Le quotidien La Croix, qui n’est pas un journal spécialement anticlérical ni de mauvaise foi systématique contre l’Église catholique romaine, a publié le 14 juin dernier un article édifiant sur les méfaits de l’évêque d’Avignon, qui vient enfin de prendre sa retraite après dix-huit années catastrophiques où, (d’après La Croix, donc), il a pu n’en faire qu’à sa tête, maltraitant les prêtres, méprisant les laïcs, et vidant inconsidérément les caisses – au vu et au su de toute la hiérarchie, et alors que les uns et les autres appelaient vainement au secours toutes les autorités possibles. Le lendemain 15 juin, même journal, autre scandale : le maître des études de la congrégation Saint-Jean, accusé d’abus sexuels sur les novices depuis trente ans, (trente ans !), est enfin « renvoyé de l’état clérical ». Le temps de Dieu n’est pas celui des humains, et je conçois même que le temps de l’Église ne soit pas celui d’une entreprise lambda. Mais quand même, on ne peut pas nier qu’il n’y ait un grave problème de gouvernance dans notre Église.

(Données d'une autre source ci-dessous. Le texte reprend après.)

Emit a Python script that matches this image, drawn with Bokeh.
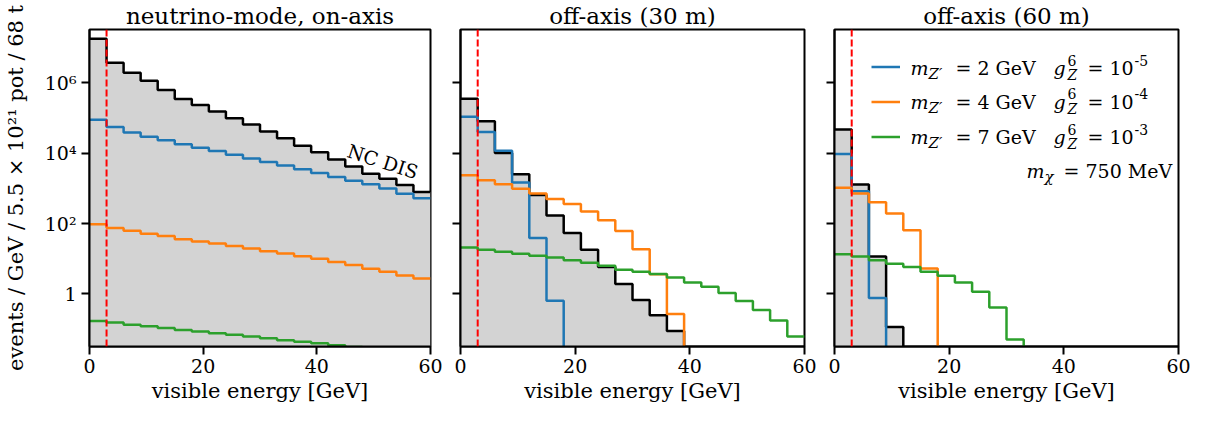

Dans un article connexe (le 14 juin), Arnaud Join-Lambert, professeur de théologie à l’Université de Louvain, constate benoitement qu’il n’y a pas vraiment de contre-pouvoir face à celui de l’évêque dans l’institution ecclésiale, et en gros que nul ne peut l’obliger à se retirer, quels que soient ses méfaits éventuels. Au niveau local, par ailleurs, on nous explique que le curé est maître chez lui, et l’on constate que cette réponse est systématiquement opposée par les évêques chaque fois que des paroisses sont vent debout contre leur responsable (comme j’en ai personnellement connu plusieurs cas ces quinze dernières années). Parallèlement, il semble qu’il ne reste plus qu’une seule équipe pastorale élue à Paris, par exemple, l’ensemble des autres conseils pastoraux étant cooptés ou nommés par le curé, et réduits à un rôle de conseil n’obligeant en rien à suivre leurs avis sous forme de décisions. Résumons-nous : dans cette pyramide infernale, chaque petit ou grand chef peut, s’il le souhaite, n’en faire qu’à sa tête, comme il veut, quand il veut, et pendant le nombre d’années qu’il veut pour ce qui est des grands chefs, sans contre-pouvoir effectif avéré. Et on s’étonne qu’il y ait des abus, et on se désole que les églises se vident…
Oui, cher pape François, ta proposition de démarche synodale est plus que bienvenue ! Les Australiens comme les Allemands ont déjà commencé à réfléchir sérieusement en ce sens en devançant les incitations et le calendrier romain. Mettons-nous au travail, chrétiens du XXIème siècle : le message de l’Évangile est toujours d’une brûlante actualité, il s’agit juste d’adapter nos outils et structures pour qu’au lieu de transformer notre Église en repoussoir, ils nous permettent de porter au mieux la Bonne Nouvelle à nos frères et sœurs humains.